VERNON -- Four years after the town officials fired their police chief, the matter of Kevin Turnley vs. Vernon is far from settled.
With the Vermont Supreme Court having ruled in June that Turnley was wrongfully terminated, the town and the former chief are in negotiations over what should happen next.
Vernon Selectboard recently met with its attorneys in an executive session. Afterwards, one of those lawyers said discussions are focused on "the next steps in the case."
Sharon Annis, Turnley's Brattleboro-based attorney, agreed with that assessment. But she was unequivocal about what her client wants.
"My client's position remains clear in that the Supreme Court ruling reversed his termination and that he is still employed by the town of Vernon," Annis said.
"We have demanded Kevin be immediately reinstated to his position and be paid all back pay and benefits, plus damages for what he has been put through," she added.
The case has its origins in October 2009, when Turnley -- who had become chief in 2006 -- claimed he had no prior knowledge of a sex offender moving into Vernon. But an earlier e-mail from the state appeared to contradict him.
The Selectboard fired Turnley, accusing him of "conduct unbecoming an officer."

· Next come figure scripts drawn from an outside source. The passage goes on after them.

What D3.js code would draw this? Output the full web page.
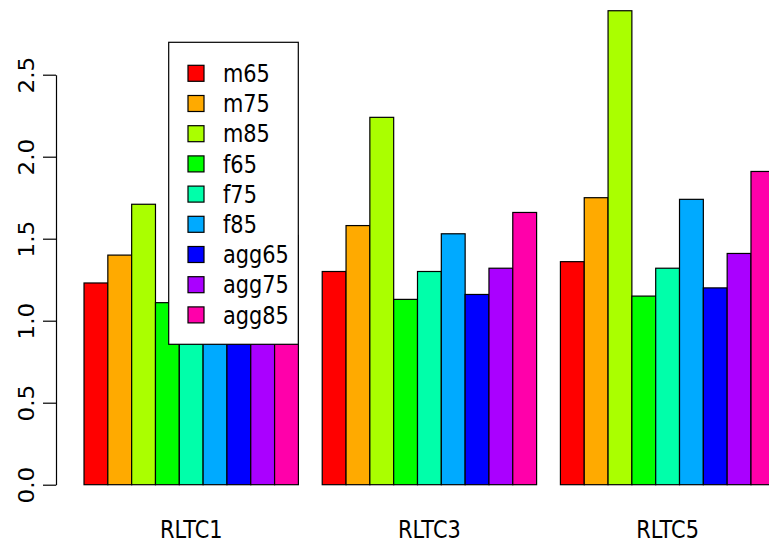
<!DOCTYPE html>
<html>
<head>
<meta charset="utf-8">
<script src="https://cdn.jsdelivr.net/npm/d3@7"></script>
<style>
  body { margin: 0; background: #fff; }
  svg { display: block; }
  text { font-family: "DejaVu Sans", sans-serif; fill: #000; }
</style>
</head>
<body>
<svg width="769" height="543"></svg>
<script>
const groups = ['RLTC1', 'RLTC3', 'RLTC5'];
const series = ['m65', 'm75', 'm85', 'f65', 'f75', 'f85', 'agg65', 'agg75', 'agg85'];
const colors = ['#FF0000', '#FFAA00', '#AAFF00', '#00FF00', '#00FFAA', '#00AAFF', '#0000FF', '#AA00FF', '#FF00AA'];
// one row per group, one value per series (RLTC1 f75..agg85 sit behind the legend)
const values = [
  [1.23, 1.40, 1.71, 1.11, 1.22, 1.38, 1.14, 1.29, 1.52],
  [1.30, 1.58, 2.24, 1.13, 1.30, 1.53, 1.16, 1.32, 1.66],
  [1.36, 1.75, 2.89, 1.15, 1.32, 1.74, 1.20, 1.41, 1.91],
];
const yTicks = [0, 0.5, 1, 1.5, 2, 2.5];

const svg = d3.select('svg');

const x0 = d3.scaleBand()
  .domain(groups)
  .range([60.2, 774.8])
  .paddingInner(0.1)
  .paddingOuter(0.05)
  .align(1);

const x1 = d3.scaleBand()
  .domain(series)
  .range([0, x0.bandwidth()]);

const y = d3.scaleLinear()
  .domain([0, 2.5])
  .range([484.7, 74.7]);

const color = d3.scaleOrdinal().domain(series).range(colors);

// text in the source is a bit condensed
const squeeze = 0.87;

// bars
const group = svg.append('g')
  .selectAll('g')
  .data(groups)
  .enter()
  .append('g')
  .attr('transform', (d) => `translate(${x0(d)},0)`);

group.selectAll('rect')
  .data((d, i) => series.map((s, j) => ({ key: s, value: values[i][j] })))
  .enter()
  .append('rect')
  .attr('x', (d) => x1(d.key))
  .attr('y', (d) => y(d.value))
  .attr('width', x1.bandwidth())
  .attr('height', (d) => y(0) - y(d.value))
  .attr('fill', (d) => color(d.key))
  .attr('stroke', '#000')
  .attr('stroke-width', 1.2);

// y axis
const yAxis = svg.append('g')
  .attr('transform', 'translate(56,0)')
  .call(d3.axisLeft(y).tickValues(yTicks).tickFormat(d3.format('.1f')).tickSize(13).tickSizeOuter(0));

yAxis.select('.domain').attr('stroke', '#000').attr('stroke-width', 1.2);
yAxis.selectAll('.tick line').attr('stroke', '#000').attr('stroke-width', 1.2);
yAxis.selectAll('.tick text')
  .attr('x', null)
  .attr('dy', null)
  .attr('transform', `translate(-22,0) rotate(-90) scale(1.05,${squeeze + 0.1})`)
  .attr('text-anchor', 'middle')
  .style('font-family', '"DejaVu Sans", sans-serif')
  .style('font-size', '22px');

// group labels
svg.append('g')
  .selectAll('text')
  .data(groups)
  .enter()
  .append('text')
  .attr('transform', (d) => `translate(${x0(d) + x0.bandwidth() / 2},538) scale(${squeeze},1)`)
  .attr('text-anchor', 'middle')
  .style('font-size', '24px')
  .text((d) => d);

// legend
const legend = svg.append('g');
legend.append('rect')
  .attr('x', 168.7)
  .attr('y', 42.3)
  .attr('width', 129.6)
  .attr('height', 302)
  .attr('fill', '#fff')
  .attr('stroke', '#000')
  .attr('stroke-width', 1.2);

const item = legend.selectAll('g.item')
  .data(series)
  .enter()
  .append('g')
  .attr('class', 'item')
  .attr('transform', (d, i) => `translate(0,${73.3 + i * 30.2})`);

item.append('rect')
  .attr('x', 188)
  .attr('y', -8)
  .attr('width', 16)
  .attr('height', 16)
  .attr('fill', (d) => color(d))
  .attr('stroke', '#000')
  .attr('stroke-width', 1.2);

item.append('text')
  .attr('transform', `translate(223,8.7) scale(${squeeze},1)`)
  .style('font-size', '24px')
  .text((d) => d);
</script>
</body>
</html>
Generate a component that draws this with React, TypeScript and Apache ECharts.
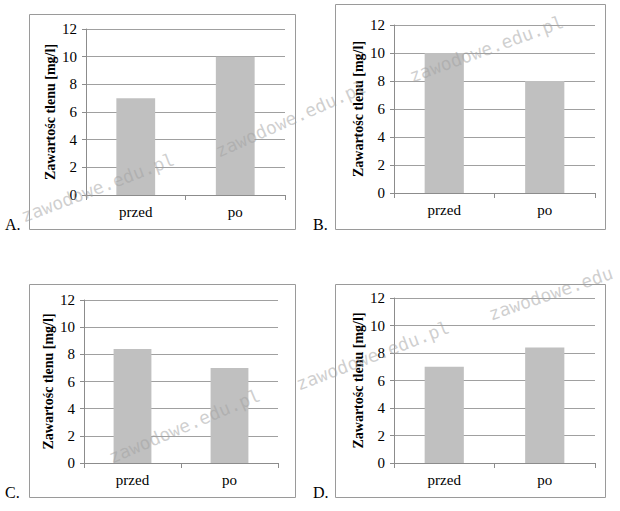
import React, { useEffect, useRef } from "react";
import * as echarts from "echarts";

const categories = ["przed", "po"];
const valuesA = [7, 10];
const valuesB = [10, 8];
const valuesC = [8.4, 7];
const valuesD = [7, 8.4];
const panelNames = ["A.", "B.", "C.", "D."];
const yMin = 0;
const yMax = 12;
const yStep = 2;
const axisTitle = "Zawartośc tlenu [mg/l]";
const watermarkTexts = [
  "zawodowe.edu.pl",
  "zawodowe.edu.pl",
  "zawodowe.edu.pl",
  "zawodowe.edu.pl",
  "zawodowe.edu.pl",
  "zawodowe.edu",
];

const panelValues = [valuesA, valuesB, valuesC, valuesD];

// layout (pixels)
const gridBoxes = [
  { left: 86, top: 29, width: 199, height: 166 },
  { left: 394, top: 25, width: 201, height: 168 },
  { left: 84, top: 300, width: 194, height: 163 },
  { left: 394, top: 298, width: 201, height: 165 },
];
const frameBoxes = [
  { x: 29, y: 14, w: 266, h: 215 },
  { x: 335, y: 4, w: 270, h: 225 },
  { x: 29, y: 284, w: 266, h: 213 },
  { x: 335, y: 284, w: 270, h: 213 },
];
const nameSpots = [
  { x: 5, y: 232 },
  { x: 313, y: 232 },
  { x: 5, y: 500 },
  { x: 313, y: 500 },
];
const watermarkSpots = [
  { x: 25, y: 225, a: 21 },
  { x: 220, y: 160, a: 24 },
  { x: 413, y: 85, a: 20 },
  { x: 113, y: 466, a: 23 },
  { x: 300, y: 393, a: 21 },
  { x: 492, y: 323, a: 19 },
];

const serif = "Liberation Serif";

export default function App() {
  const ref = useRef<HTMLDivElement>(null);

  useEffect(() => {
    document.body.style.margin = "0";
    if (!ref.current) return;
    const chart = echarts.init(ref.current, undefined, { renderer: "svg" });

    const grid = gridBoxes.map((g) => ({ ...g, containLabel: false }));
    const xAxis = gridBoxes.map((_, i) => ({
      type: "category",
      gridIndex: i,
      data: categories,
      axisLine: { show: true, lineStyle: { color: "#8c8c8c", width: 1 } },
      axisTick: { show: true, length: 5, lineStyle: { color: "#8c8c8c" } },
      axisLabel: { color: "#000", fontFamily: serif, fontSize: 15, margin: 9 },
      splitLine: { show: false },
    }));
    const yAxis = gridBoxes.map((_, i) => ({
      type: "value",
      gridIndex: i,
      min: yMin,
      max: yMax,
      interval: yStep,
      name: axisTitle,
      nameLocation: "middle",
      nameGap: 29,
      nameTextStyle: {
        color: "#000",
        fontFamily: serif,
        fontSize: 14,
        fontWeight: "bold",
      },
      axisLine: { show: true, lineStyle: { color: "#8c8c8c", width: 1 } },
      axisTick: { show: true, length: 4, lineStyle: { color: "#8c8c8c" } },
      axisLabel: { color: "#000", fontFamily: serif, fontSize: 15, margin: 9 },
      splitLine: { show: true, lineStyle: { color: "#a0a0a0", width: 1 } },
    }));
    const series = panelValues.map((vals, i) => ({
      type: "bar",
      xAxisIndex: i,
      yAxisIndex: i,
      data: vals,
      barWidth: "39%",
      itemStyle: { color: "#c0c0c0" },
      silent: true,
    }));

    const graphic: any[] = [];
    frameBoxes.forEach((f) => {
      graphic.push({
        type: "rect",
        shape: { x: f.x + 0.5, y: f.y + 0.5, width: f.w, height: f.h },
        style: { fill: "none", stroke: "#9a9a9a", lineWidth: 1 },
        z: 1,
        silent: true,
      });
    });
    panelNames.forEach((n, i) => {
      graphic.push({
        type: "text",
        x: nameSpots[i].x,
        y: nameSpots[i].y,
        style: {
          text: n,
          fill: "#000",
          fontFamily: serif,
          fontSize: 16,
          verticalAlign: "bottom",
          align: "left",
        },
        z: 10,
        silent: true,
      });
    });
    watermarkSpots.forEach((w, i) => {
      graphic.push({
        type: "text",
        x: w.x,
        y: w.y,
        rotation: (w.a * Math.PI) / 180,
        style: {
          text: watermarkTexts[i],
          fill: "rgba(160,160,160,0.5)",
          fontFamily: "DejaVu Sans Mono",
          fontSize: 18,
          verticalAlign: "bottom",
          align: "left",
        },
        z: 100,
        silent: true,
      });
    });

    chart.setOption({
      animation: false,
      backgroundColor: "#fff",
      grid,
      xAxis,
      yAxis,
      series,
      graphic,
    });

    return () => chart.dispose();
  }, []);

  return <div ref={ref} style={{ width: 620, height: 511 }} />;
}
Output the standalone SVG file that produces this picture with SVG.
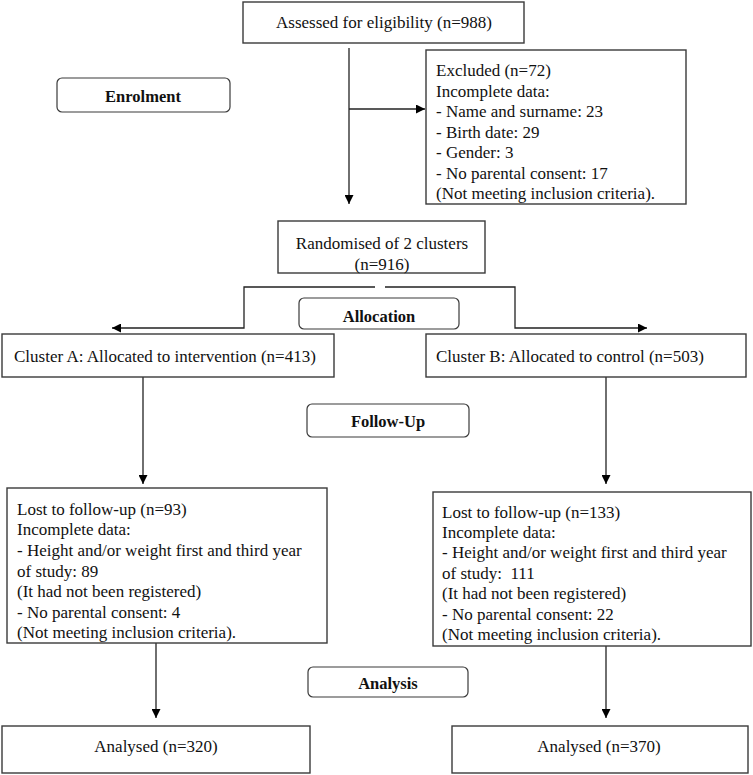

But Turnley took legal action against the town on two fronts.
First, he argued that Vernon owed him for more than 1,000 unpaid overtime hours. Both the Superior Court and the state Supreme Court ruled against him in that matter, saying Turnley was working as a manager and was not entitled to overtime.
The courts were more sympathetic to Turnley's claim that he had been wrongly fired. A judge in Windham Superior Court Civil Division agreed in March 2012, and the Supreme Court upheld that ruling in a June decision.
While there apparently was no disagreement that Turnley's statements in 2009 were inaccurate, the appeals court found no evidence that the chief "knowingly and deliberately" tried to mislead Vernon Selectboard.
"Because the (Selectboard's) findings or lack thereof with respect to the allegation that the chief knowingly and deliberately misled the public are ambiguous, we conclude that they cannot support the board's determination to fire the chief for conduct unbecoming an officer under our officer-tenure statute," the court wrote.
The case was remanded back to the town for further proceedings. But how that will happen still is up in the air.
Following the closed-door executive session with attorneys on Monday, Vernon Selectboard Chairwoman Patty O'Donnell and Selectboard member Jeff Dunklee were named as an ad hoc committee to serve as a liaison between the board and attorneys in the Turnley matter.
Citing the litigation, O'Donnell referred comment to the town's legal representatives. Burlington-based attorney John Leddy, who along with attorney Richard Coutant has represented Vernon in the case, said he was "limited in what can be discussed" at this point.
"The attorneys for both the town and Mr. Turnley are discussing the next steps in the case," Leddy wrote in an e-mail to the Reformer.
"These next steps may include scheduling a new hearing date before the Selectboard and/or scheduling a mediation session with a neutral mediator in an effort to reasonably resolve the matter," Leddy said. "Beyond this, I am unable to comment further at this time."
While arguing for immediate reinstatement for Turnley, Annis confirmed that she has discussed both a Selectboard hearing and a mediation session.
"Our position is that, if the town chooses to set a new hearing, it must follow the court rulings and respect Kevin's rights in the process," Annis wrote in an e-mail.
However, she added that "any new hearing does not change the fact that the Supreme Court's ruling definitively establishes Kevin was wrongfully terminated and has thus been continuously employed by the town and due back pay, benefits, damages and immediate reinstatement."